TASK PROMPT: Of the lines below, count those containing the word "matplotlib". Reply with the number alone.
========================
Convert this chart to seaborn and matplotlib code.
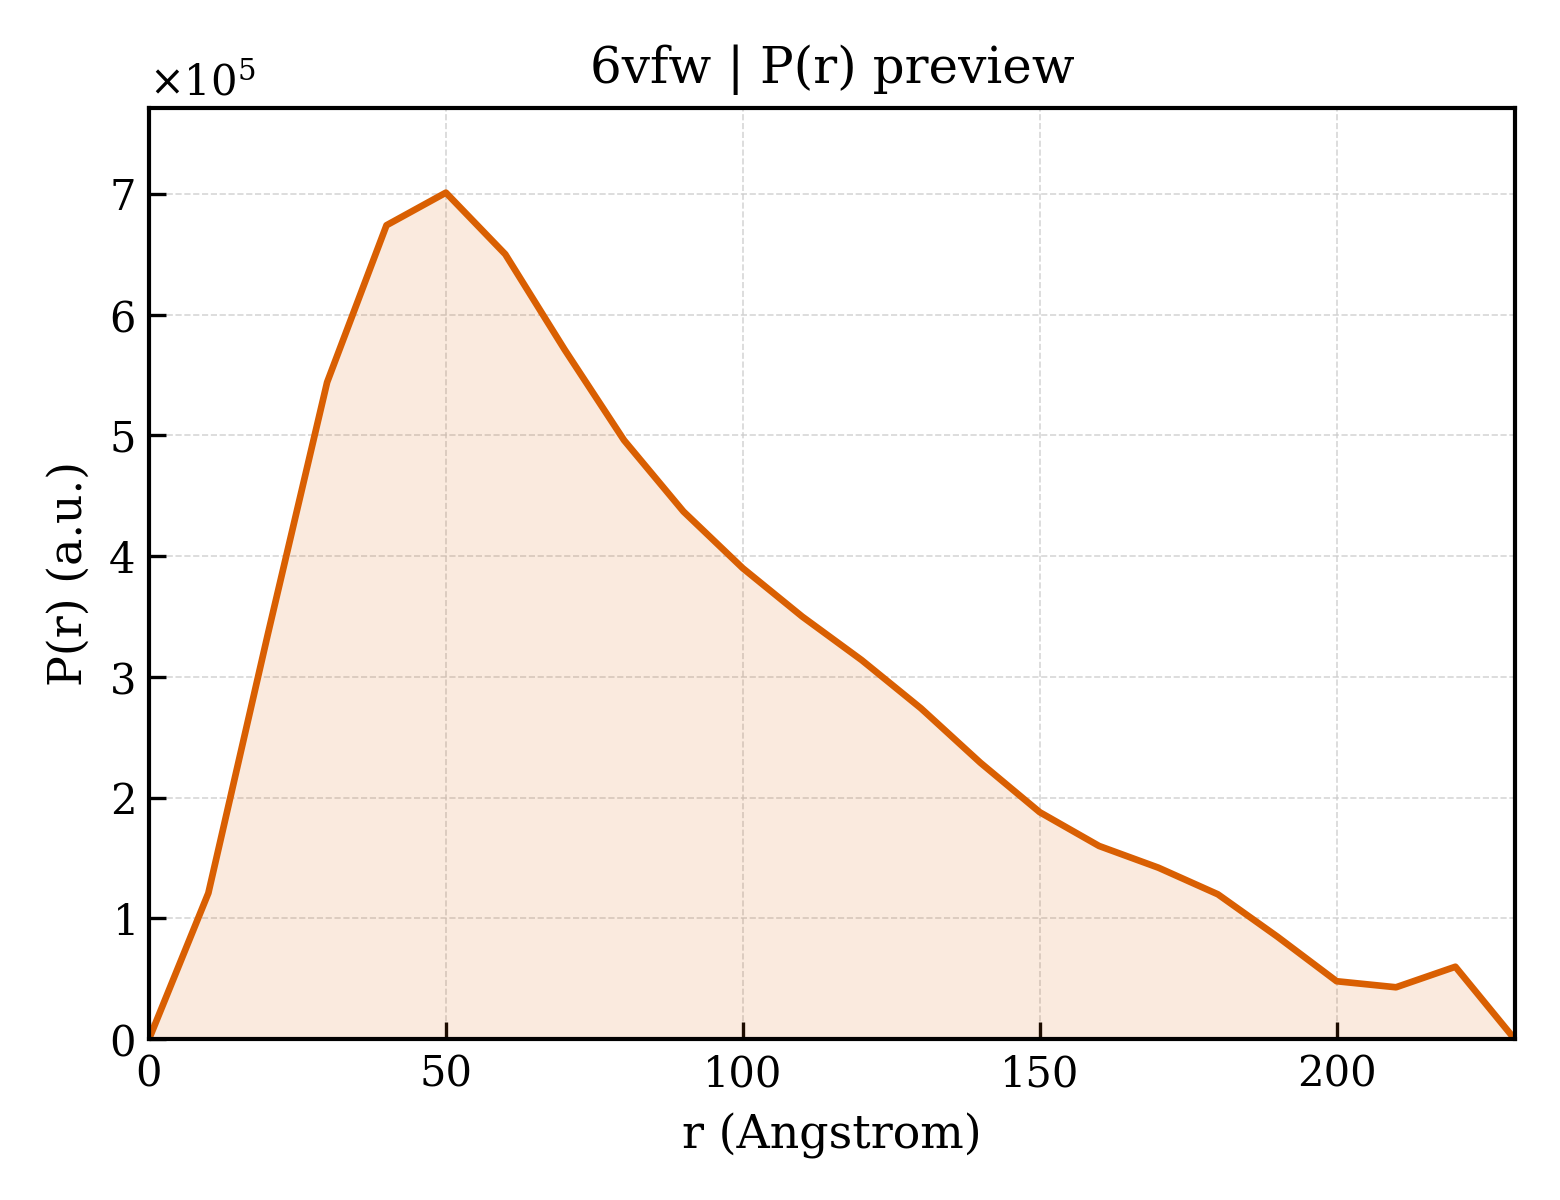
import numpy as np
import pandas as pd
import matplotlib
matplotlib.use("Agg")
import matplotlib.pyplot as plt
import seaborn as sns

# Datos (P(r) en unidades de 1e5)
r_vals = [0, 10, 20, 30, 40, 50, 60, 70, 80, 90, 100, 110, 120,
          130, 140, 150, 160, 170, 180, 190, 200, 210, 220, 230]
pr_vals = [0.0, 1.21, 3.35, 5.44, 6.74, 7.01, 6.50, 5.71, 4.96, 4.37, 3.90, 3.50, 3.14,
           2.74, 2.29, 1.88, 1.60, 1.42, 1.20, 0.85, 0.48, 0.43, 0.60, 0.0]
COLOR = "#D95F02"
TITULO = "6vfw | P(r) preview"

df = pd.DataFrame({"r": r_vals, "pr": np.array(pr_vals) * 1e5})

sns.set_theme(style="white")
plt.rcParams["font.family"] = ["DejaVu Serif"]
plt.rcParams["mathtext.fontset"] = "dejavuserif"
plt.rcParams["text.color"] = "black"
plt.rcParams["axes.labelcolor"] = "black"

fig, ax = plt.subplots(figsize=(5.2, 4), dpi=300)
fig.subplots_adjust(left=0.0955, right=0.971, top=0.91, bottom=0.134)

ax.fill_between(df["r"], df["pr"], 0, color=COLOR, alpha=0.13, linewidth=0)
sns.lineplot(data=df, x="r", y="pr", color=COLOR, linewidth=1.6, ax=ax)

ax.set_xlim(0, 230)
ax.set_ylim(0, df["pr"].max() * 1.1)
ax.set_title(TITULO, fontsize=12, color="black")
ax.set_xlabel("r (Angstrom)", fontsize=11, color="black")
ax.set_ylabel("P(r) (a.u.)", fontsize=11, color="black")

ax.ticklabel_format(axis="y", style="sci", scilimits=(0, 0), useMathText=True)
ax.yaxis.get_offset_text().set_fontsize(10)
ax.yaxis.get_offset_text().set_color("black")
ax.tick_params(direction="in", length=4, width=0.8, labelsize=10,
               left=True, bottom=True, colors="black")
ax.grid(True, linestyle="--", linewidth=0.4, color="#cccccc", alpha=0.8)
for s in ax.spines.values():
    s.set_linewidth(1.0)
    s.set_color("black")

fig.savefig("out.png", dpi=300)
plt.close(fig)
========================
FULL OUTPUT: 4